The attorney general's office, contacted this week, confirmed there is a settlement in principle, but would offer no details until it is filed. Spokeswoman Jill Butterworth confirmed that the judge instructed both sides to file a written settlement within 30 days of the July 10 hearing. If the final settlement is consistent with what McCabe said she heard in court on July 10, she and her fellow neighbors are vowing to fight on, with the original case severed from the attorney general's office. They could, they say, hire their own lawyer and press for "prescriptive rights" based on having continuously used the beach and the access roads for 20 years or more.
George and Brenda Johnson of Ford Street - who, like McCabe, were named in the suit - said the defendants have spent about $50,000 on the beach-rights debate over the last 10 years, and are not inclined to give up just because of a settlement that they had no say in.
"I feel like the attorney general's office is turning its back on us," George Johnson said, as he and Brenda, along with their neighbor Betty McManus, sat on the beach one afternoon last week. Johnson also attended the July 10 hearing in Land Court. Said Johnson: "We'll continue on our own."
Brian Rogal, attorney for the Rexhame Terrace homeowners, would not comment on the details of the settlement.

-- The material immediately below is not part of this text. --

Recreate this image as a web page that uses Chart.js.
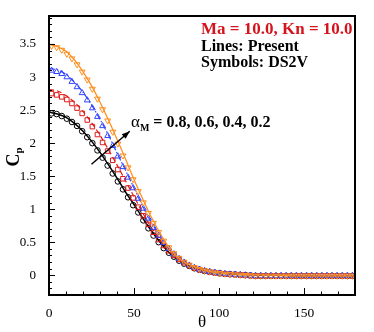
<!DOCTYPE html>
<html><head><meta charset="utf-8">
<script src="https://cdn.jsdelivr.net/npm/chart.js@4/dist/chart.umd.min.js"></script>
<style>html,body{margin:0;padding:0;background:#fff;}canvas{display:block;}</style>
</head><body><canvas id="c" width="374" height="332"></canvas>
<script>
const SERIF = '"Liberation Serif", "Times New Roman", serif';

const xTicks = [0, 50, 100, 150];
const yTicks = [0, 0.5, 1, 1.5, 2, 2.5, 3, 3.5];

const thetaLine = [0,5,10,15,20,25,30,35,40,45,50,55,60,65,70,75,80,85,90,95,100,105,110,115,120,125,130,135,140,145,150,155,160,165,170,175,180];
const orangeLine = [3.49,3.46,3.39,3.26,3.08,2.87,2.62,2.35,2.06,1.76,1.45,1.16,0.89,0.65,0.44,0.29,0.19,0.13,0.085,0.055,0.035,0.022,0.015,0.01,0.006,0.003,0.001,0,-0.005,-0.01,-0.01,-0.01,-0.01,-0.01,-0.01,-0.01,-0.01];
const blueLine   = [3.13,3.11,3.04,2.92,2.77,2.58,2.36,2.12,1.85,1.59,1.32,1.05,0.81,0.60,0.41,0.28,0.185,0.125,0.082,0.053,0.034,0.022,0.015,0.01,0.006,0.003,0.001,0,-0.005,-0.01,-0.01,-0.01,-0.01,-0.01,-0.01,-0.01,-0.01];
const redLine    = [2.81,2.79,2.72,2.62,2.48,2.31,2.12,1.90,1.67,1.43,1.19,0.95,0.73,0.55,0.39,0.27,0.18,0.12,0.08,0.052,0.033,0.021,0.015,0.01,0.006,0.003,0.001,0,-0.005,-0.01,-0.01,-0.01,-0.01,-0.01,-0.01,-0.01,-0.01];
const blackLine  = [2.47,2.44,2.39,2.30,2.18,2.03,1.86,1.67,1.47,1.26,1.07,0.87,0.68,0.51,0.36,0.25,0.17,0.115,0.078,0.05,0.032,0.021,0.014,0.009,0.005,0.003,0.001,0,-0.005,-0.01,-0.01,-0.01,-0.01,-0.01,-0.01,-0.01,-0.01];

const thetaSym = [1.5,4.5,7.5,10.5,13.5,16.5,19.5,22.5,25.5,28.5,31.5,34.5,37.5,40.5,43.5,46.5,49.5,52.5,55.5,58.5,61.5,64.5,67.5,70.5,73.5,76.5,79.5,82.5,85.5,88.5,91.5,94.5,97.5,100.5,103.5,106.5,109.5,112.5,115.5,118.5,121.5,124.5,127.5,130.5,133.5,136.5,139.5,142.5,145.5,148.5,151.5,154.5,157.5,160.5,163.5,166.5,169.5,172.5,175.5,178.5];
const orangeSym = [3.47,3.45,3.41,3.35,3.28,3.19,3.08,2.96,2.82,2.67,2.51,2.34,2.17,1.99,1.81,1.63,1.45,1.27,1.10,0.94,0.79,0.65,0.52,0.42,0.33,0.26,0.20,0.155,0.12,0.09,0.07,0.055,0.04,0.03,0.02,0.015,0.01,0.005,0,-0.005,-0.01,-0.01,-0.01,-0.01,-0.01,-0.01,-0.01,-0.01,-0.01,-0.01,-0.01,-0.01,-0.01,-0.01,-0.01,-0.01,-0.01,-0.01,-0.01,-0.01];
const blueSym   = [3.10,3.08,3.05,3.00,2.93,2.85,2.76,2.65,2.53,2.40,2.26,2.11,1.96,1.80,1.64,1.48,1.32,1.16,1.01,0.86,0.72,0.60,0.49,0.40,0.32,0.25,0.195,0.15,0.115,0.088,0.068,0.052,0.04,0.03,0.02,0.014,0.01,0.005,0,-0.005,-0.01,-0.01,-0.01,-0.01,-0.01,-0.01,-0.01,-0.01,-0.01,-0.01,-0.01,-0.01,-0.01,-0.01,-0.01,-0.01,-0.01,-0.01,-0.01,-0.01];
const redSym    = [2.75,2.73,2.70,2.66,2.60,2.53,2.45,2.35,2.25,2.13,2.01,1.88,1.74,1.60,1.46,1.32,1.17,1.03,0.90,0.77,0.65,0.54,0.45,0.37,0.30,0.24,0.19,0.145,0.11,0.085,0.065,0.05,0.038,0.028,0.02,0.014,0.01,0.005,0,-0.005,-0.01,-0.01,-0.01,-0.01,-0.01,-0.01,-0.01,-0.01,-0.01,-0.01,-0.01,-0.01,-0.01,-0.01,-0.01,-0.01,-0.01,-0.01,-0.01,-0.01];
const blackSym  = [2.45,2.44,2.41,2.37,2.32,2.26,2.18,2.09,2.00,1.89,1.78,1.66,1.54,1.42,1.30,1.18,1.06,0.95,0.83,0.71,0.60,0.50,0.41,0.34,0.28,0.22,0.175,0.14,0.105,0.082,0.063,0.05,0.038,0.028,0.02,0.014,0.01,0.005,0,-0.005,-0.01,-0.01,-0.01,-0.01,-0.01,-0.01,-0.01,-0.01,-0.01,-0.01,-0.01,-0.01,-0.01,-0.01,-0.01,-0.01,-0.01,-0.01,-0.01,-0.01];

const C_ORANGE = '#ff8c1a', C_BLUE = '#3344ff', C_RED = '#e01818', C_BLACK = '#000000';

const pts = (xs, ys) => xs.map((x, i) => ({x, y: ys[i]}));

function lineDs(data, color, dash, width, order) {
  return {data: pts(thetaLine, data), showLine: true, borderColor: color, borderWidth: width,
    borderDash: dash, pointRadius: 0, fill: false, tension: 0.3, order};
}
function symDs(data, color, style, rot, r, order) {
  return {data: pts(thetaSym, data), showLine: false, borderColor: color, backgroundColor: 'rgba(0,0,0,0)',
    pointStyle: style, pointRotation: rot, pointRadius: r, pointBorderWidth: 1, order};
}

const decor = {
  id: 'decor',
  afterDatasetsDraw(chart) {
    const {ctx, chartArea: a, scales: {x, y}} = chart;
    ctx.save();
    ctx.strokeStyle = '#000'; ctx.lineWidth = 1;
    ctx.beginPath();
    for (let v = 0; v <= 180; v += 10) {
      const px = Math.round(x.getPixelForValue(v)) + 0.5;
      const L = v % 50 === 0 ? 7 : 3.5;
      ctx.moveTo(px, a.bottom); ctx.lineTo(px, a.bottom - L);
    }
    for (let i = -2; i <= 39; i++) {
      const py = Math.round(y.getPixelForValue(i / 10)) + 0.5;
      const L = i % 5 === 0 ? 6 : 3;
      ctx.moveTo(a.left, py); ctx.lineTo(a.left + L, py);
    }
    ctx.stroke();
    ctx.lineWidth = 2;
    ctx.strokeRect(a.left, a.top, a.right - a.left, a.bottom - a.top);

    // annotation texts
    ctx.textBaseline = 'alphabetic'; ctx.textAlign = 'left';
    ctx.fillStyle = '#d4141c';
    ctx.font = 'bold 17px ' + SERIF;
    ctx.fillText('Ma = 10.0, Kn = 10.0', 201, 34);
    ctx.fillStyle = '#000';
    ctx.font = 'bold 16px ' + SERIF;
    ctx.fillText('Lines: Present', 201, 51);
    ctx.fillText('Symbols: DS2V', 201, 67);

    // alpha label
    let tx = 131; const by = 127;
    ctx.font = '17px ' + SERIF;
    ctx.fillText('\u03b1', tx, by); tx += ctx.measureText('\u03b1').width;
    ctx.font = 'bold 10px ' + SERIF;
    ctx.fillText('M', tx, by + 4); tx += ctx.measureText('M').width;
    ctx.font = 'bold 16px ' + SERIF;
    ctx.fillText(' = 0.8, 0.6, 0.4, 0.2', tx, by);

    // arrow (anchored in data space)
    const x0 = x.getPixelForValue(25), y0 = y.getPixelForValue(1.68);
    const x1 = x.getPixelForValue(47.5), y1 = y.getPixelForValue(2.18);
    ctx.lineWidth = 1.5;
    ctx.beginPath(); ctx.moveTo(x0, y0); ctx.lineTo(x1, y1); ctx.stroke();
    const ang = Math.atan2(y1 - y0, x1 - x0), hl = 8, hw = 3;
    ctx.beginPath();
    ctx.moveTo(x1, y1);
    ctx.lineTo(x1 - hl * Math.cos(ang) + hw * Math.sin(ang), y1 - hl * Math.sin(ang) - hw * Math.cos(ang));
    ctx.lineTo(x1 - hl * Math.cos(ang) - hw * Math.sin(ang), y1 - hl * Math.sin(ang) + hw * Math.cos(ang));
    ctx.closePath(); ctx.fill();

    // axis titles
    ctx.font = '17px ' + SERIF; ctx.textAlign = 'center';
    ctx.fillText('\u03b8', (a.left + a.right) / 2, 327);

    ctx.save();
    ctx.translate(19, 157);
    ctx.rotate(-Math.PI / 2);
    ctx.textAlign = 'left';
    ctx.font = 'bold 18px ' + SERIF;
    const cw = ctx.measureText('C').width;
    ctx.fillText('C', -cw / 2 - 3, 0);
    ctx.font = 'bold 11px ' + SERIF;
    ctx.fillText('p', cw / 2 - 3, 3);
    ctx.restore();
    ctx.restore();
  }
};

new Chart(document.getElementById('c'), {
  type: 'scatter',
  data: {datasets: [
    symDs(orangeSym, C_ORANGE, 'triangle', 180, 3.4, 1),
    lineDs(orangeLine, C_ORANGE, [], 1.2, 2),
    symDs(blueSym, C_BLUE, 'triangle', 0, 3.4, 3),
    lineDs(blueLine, C_BLUE, [6, 2, 1.5, 2], 1.2, 4),
    symDs(redSym, C_RED, 'rect', 0, 3.2, 5),
    lineDs(redLine, C_RED, [5, 3], 1.2, 6),
    symDs(blackSym, C_BLACK, 'circle', 0, 2.8, 7),
    lineDs(blackLine, C_BLACK, [], 1.5, 8)
  ]},
  options: {
    responsive: false, devicePixelRatio: 1, animation: false,
    layout: {padding: {left: 0, right: 19, top: 16, bottom: 0}},
    plugins: {legend: {display: false}, tooltip: {enabled: false}},
    scales: {
      x: {type: 'linear', min: 0, max: 180,
        grid: {display: false}, border: {display: false},
        afterBuildTicks: s => { s.ticks = xTicks.map(v => ({value: v})); },
        afterFit: s => { s.height = 37; },
        ticks: {font: {family: SERIF, size: 13.5}, color: '#000', padding: 2, maxRotation: 0, autoSkip: false,
          callback: v => String(v)}},
      y: {type: 'linear', min: -0.3, max: 3.925,
        grid: {display: false}, border: {display: false},
        afterBuildTicks: s => { s.ticks = yTicks.map(v => ({value: v})); },
        afterFit: s => { s.width = 49; },
        ticks: {font: {family: SERIF, size: 13}, color: '#000', padding: 5, autoSkip: false,
          callback: v => String(v)}}
    }
  },
  plugins: [decor]
});
</script></body></html>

But he did underscore the Rexhame Terrace homeowners' argument: "The beach is private and that goes back to the late 1800s," Rogal said. "In Massachusetts, the law is clear: If you own the first parcel next to the beach you own down to the low tide mark. This is all about your right to control private property."

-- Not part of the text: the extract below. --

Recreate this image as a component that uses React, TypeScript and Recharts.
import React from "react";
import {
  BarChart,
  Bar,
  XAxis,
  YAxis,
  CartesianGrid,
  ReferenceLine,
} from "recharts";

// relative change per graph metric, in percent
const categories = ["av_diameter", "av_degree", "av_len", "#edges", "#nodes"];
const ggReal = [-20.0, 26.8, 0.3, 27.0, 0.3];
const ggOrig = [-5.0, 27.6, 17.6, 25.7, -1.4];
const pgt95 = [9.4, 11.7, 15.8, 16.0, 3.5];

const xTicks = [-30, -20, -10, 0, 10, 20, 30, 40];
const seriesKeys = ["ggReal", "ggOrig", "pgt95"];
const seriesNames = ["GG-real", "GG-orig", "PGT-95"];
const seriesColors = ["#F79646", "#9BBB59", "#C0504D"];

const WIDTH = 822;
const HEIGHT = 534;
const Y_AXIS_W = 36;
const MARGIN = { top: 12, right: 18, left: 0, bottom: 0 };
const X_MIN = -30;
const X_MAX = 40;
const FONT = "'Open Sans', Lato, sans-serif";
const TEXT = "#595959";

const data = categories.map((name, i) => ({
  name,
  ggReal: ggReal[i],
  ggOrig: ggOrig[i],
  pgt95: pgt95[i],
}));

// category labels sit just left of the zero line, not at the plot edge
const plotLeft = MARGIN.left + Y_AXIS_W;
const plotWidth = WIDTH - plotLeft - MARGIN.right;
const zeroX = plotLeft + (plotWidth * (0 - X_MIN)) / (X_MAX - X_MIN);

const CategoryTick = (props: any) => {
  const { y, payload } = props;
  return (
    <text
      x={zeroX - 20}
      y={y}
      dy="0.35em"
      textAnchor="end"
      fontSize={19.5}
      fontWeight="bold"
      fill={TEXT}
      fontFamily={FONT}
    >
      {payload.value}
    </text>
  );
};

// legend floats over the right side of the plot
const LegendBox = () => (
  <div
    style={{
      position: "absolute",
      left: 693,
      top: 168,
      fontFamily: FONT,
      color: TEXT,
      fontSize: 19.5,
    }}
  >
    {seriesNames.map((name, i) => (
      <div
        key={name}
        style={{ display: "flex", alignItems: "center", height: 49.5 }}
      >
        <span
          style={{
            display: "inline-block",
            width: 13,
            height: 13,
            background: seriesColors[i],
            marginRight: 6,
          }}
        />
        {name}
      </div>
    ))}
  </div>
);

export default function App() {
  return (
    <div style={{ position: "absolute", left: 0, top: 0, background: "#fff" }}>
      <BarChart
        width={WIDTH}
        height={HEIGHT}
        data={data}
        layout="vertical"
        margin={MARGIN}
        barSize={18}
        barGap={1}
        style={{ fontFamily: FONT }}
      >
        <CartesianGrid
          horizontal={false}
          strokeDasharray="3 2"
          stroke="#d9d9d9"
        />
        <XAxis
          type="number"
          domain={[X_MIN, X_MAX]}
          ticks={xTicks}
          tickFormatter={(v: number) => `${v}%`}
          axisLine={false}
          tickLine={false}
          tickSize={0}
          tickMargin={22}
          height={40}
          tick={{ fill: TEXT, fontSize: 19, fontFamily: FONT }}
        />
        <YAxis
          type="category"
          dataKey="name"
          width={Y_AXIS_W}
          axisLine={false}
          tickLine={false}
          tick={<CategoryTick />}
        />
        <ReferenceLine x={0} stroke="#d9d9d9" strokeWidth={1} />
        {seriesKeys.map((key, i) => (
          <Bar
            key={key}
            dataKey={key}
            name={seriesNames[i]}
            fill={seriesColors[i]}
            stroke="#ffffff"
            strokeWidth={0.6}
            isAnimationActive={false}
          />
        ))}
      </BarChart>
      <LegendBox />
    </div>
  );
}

But the case has not been so clear-cut.
In the summer of 1996, two years before the pending suit was filed, the town's lawyer, Robert Marzelli, said he believed Old Rexhame Beach was private. He based that view on the arguments of homeowners, and evidence that Ray Ames, a descendant of Briggs Thomas, had included beach rights in his sale of the portion of the former Thomas farm that was developed into Rexhame Terrace.
Following Marzelli's conclusion, the Rexhame Terrace homeowners put up "no trespassing" signs and requested police details to oust those who tried to use the beach. About 20 citations for trespassing were issued that summer.

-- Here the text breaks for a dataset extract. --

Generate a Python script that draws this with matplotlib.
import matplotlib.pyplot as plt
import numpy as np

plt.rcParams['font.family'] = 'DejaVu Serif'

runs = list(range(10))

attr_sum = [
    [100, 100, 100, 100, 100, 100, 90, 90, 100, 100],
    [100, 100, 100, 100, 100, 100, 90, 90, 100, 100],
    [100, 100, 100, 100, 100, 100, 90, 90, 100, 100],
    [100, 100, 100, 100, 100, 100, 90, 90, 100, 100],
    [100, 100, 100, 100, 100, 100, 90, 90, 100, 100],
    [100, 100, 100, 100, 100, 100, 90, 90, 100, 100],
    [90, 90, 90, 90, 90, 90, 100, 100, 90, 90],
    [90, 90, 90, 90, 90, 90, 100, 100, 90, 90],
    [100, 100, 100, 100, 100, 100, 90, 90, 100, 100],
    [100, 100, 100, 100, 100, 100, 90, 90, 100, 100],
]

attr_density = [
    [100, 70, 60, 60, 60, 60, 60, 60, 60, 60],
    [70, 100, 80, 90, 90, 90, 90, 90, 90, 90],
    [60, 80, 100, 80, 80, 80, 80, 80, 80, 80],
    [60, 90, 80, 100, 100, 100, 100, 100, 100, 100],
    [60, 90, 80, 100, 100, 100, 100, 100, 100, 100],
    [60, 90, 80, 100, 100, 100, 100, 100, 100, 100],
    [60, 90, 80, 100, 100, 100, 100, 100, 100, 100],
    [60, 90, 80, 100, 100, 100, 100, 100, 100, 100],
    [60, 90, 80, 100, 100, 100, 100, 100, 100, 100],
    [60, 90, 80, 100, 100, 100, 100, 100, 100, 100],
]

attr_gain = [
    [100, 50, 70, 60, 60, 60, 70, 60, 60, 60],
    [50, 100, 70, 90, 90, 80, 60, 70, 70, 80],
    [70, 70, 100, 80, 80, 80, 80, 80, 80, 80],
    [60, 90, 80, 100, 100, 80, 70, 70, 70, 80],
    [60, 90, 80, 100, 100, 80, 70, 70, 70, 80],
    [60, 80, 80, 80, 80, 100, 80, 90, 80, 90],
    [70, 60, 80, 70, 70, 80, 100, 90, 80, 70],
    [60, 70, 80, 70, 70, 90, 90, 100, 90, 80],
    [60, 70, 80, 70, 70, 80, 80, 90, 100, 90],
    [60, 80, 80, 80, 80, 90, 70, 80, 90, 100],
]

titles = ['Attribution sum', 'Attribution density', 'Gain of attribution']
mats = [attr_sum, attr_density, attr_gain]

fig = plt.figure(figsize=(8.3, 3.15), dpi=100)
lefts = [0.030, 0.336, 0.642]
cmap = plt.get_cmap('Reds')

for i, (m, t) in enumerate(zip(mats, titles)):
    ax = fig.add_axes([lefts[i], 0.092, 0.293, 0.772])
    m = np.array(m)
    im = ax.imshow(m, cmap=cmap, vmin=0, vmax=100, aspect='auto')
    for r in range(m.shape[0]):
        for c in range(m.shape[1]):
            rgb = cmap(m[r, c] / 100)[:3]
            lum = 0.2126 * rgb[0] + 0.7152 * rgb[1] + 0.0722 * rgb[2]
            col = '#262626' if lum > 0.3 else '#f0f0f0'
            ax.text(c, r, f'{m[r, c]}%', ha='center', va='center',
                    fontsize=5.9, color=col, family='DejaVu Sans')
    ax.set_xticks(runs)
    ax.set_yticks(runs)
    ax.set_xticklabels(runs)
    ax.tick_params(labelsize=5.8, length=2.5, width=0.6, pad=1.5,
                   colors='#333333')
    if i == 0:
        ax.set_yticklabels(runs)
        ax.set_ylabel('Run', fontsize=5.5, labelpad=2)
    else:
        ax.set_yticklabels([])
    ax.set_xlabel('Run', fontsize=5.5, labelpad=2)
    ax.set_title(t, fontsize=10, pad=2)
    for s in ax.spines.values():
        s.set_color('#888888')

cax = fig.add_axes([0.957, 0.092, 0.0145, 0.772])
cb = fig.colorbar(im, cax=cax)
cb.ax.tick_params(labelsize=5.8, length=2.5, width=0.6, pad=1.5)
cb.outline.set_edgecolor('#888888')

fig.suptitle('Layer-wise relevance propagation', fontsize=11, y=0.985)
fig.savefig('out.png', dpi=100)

The next winter, McCabe and her neighbors formed the Marshfield Beach Rights Coalition and secured a state grant to research the farm's legal history. McCabe unearthed the 1641 decision by the town to keep the beach as a common area. She discovered records of a 300-year-old county highway laid out along the town's coast, making it a public way, and she reviewed the three court cases.
In light of that information, Marzelli reversed his earlier opinion. Town Meeting then voted not to fund any police details in Rexhame Terrace or on the beach until Land Court settled the ownership issues.
Now, with that settlement just two weeks away, some beachgoers - even those who have enjoyed the beach for years - have no idea their haven is in jeopardy.
Bridgewater resident Christine Mungovan spent the day at Old Rexhame Beach with her children last week, and was surprised to learn she may soon be banned. Mungovan was a guest of Andrea Micheli, who had rented a cottage nearby.
"I've been coming here since I was a child," Micheli said. "No one should be able to own a beach."